Protest banners on Foreign Ministry building in Jerusalem: The fight for home starts abroad..
(photo credit: Courtesy)
The Foreign Ministry's diplomatic workers' ratcheted up their creeping work sanctions on Monday, refusing to deal with “diplomatic cables,” the bread-and-butter of daily diplomatic work.
The move comes in protest against what the ministry's worker's committee says is the Treasury's foot-dragging on signing a collective collective agreement with the workers.
The Finance Ministry is not commenting on the matter.

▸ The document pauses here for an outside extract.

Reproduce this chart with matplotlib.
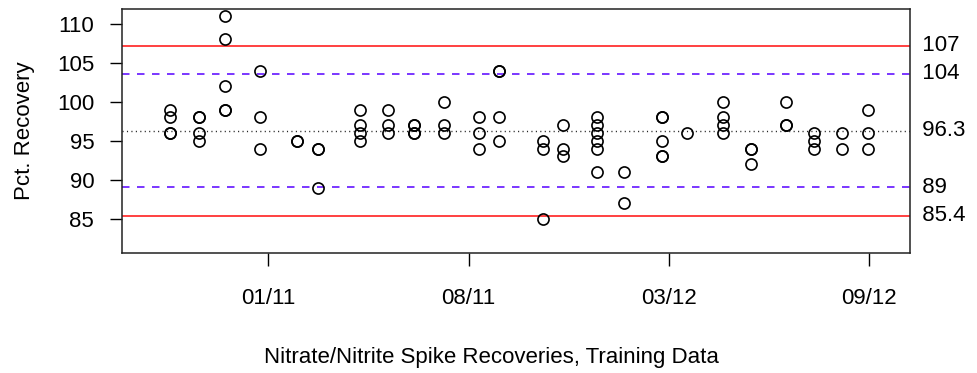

The newest round of work sanctions began last week with the workers' committee disrupting meetings inside the ministry, a tactic that continued as well on Monday
as workers walked through the halls at various points during the day, blowing on horns and whistles, and turning lights on and off.On Monday
the workers' committee instructed the employees not to deal with the diplomatic cables, the tool through which information is passed from Israel's representations around the world to the ministry. A statement put out by the committee said that the coworkers would step up their sanctions in the coming days, and may disrupt the work of the UN delegation at the UN next week during Prime Minister Binyamin Netanyahu's visit there.
An 11-day strike in March closed embassies abroad and prevented high-profile visits both to and from Israel. That strike, the first of its kind in the state’s history, was the culmination of a labor dispute that stretched back to the beginning of 2013 over salaries and work conditions for diplomats serving at the ministry in Jerusalem and abroad.
The strike ended with agreement that an updated collective agreement would be drawn up, something that has not yet transpired.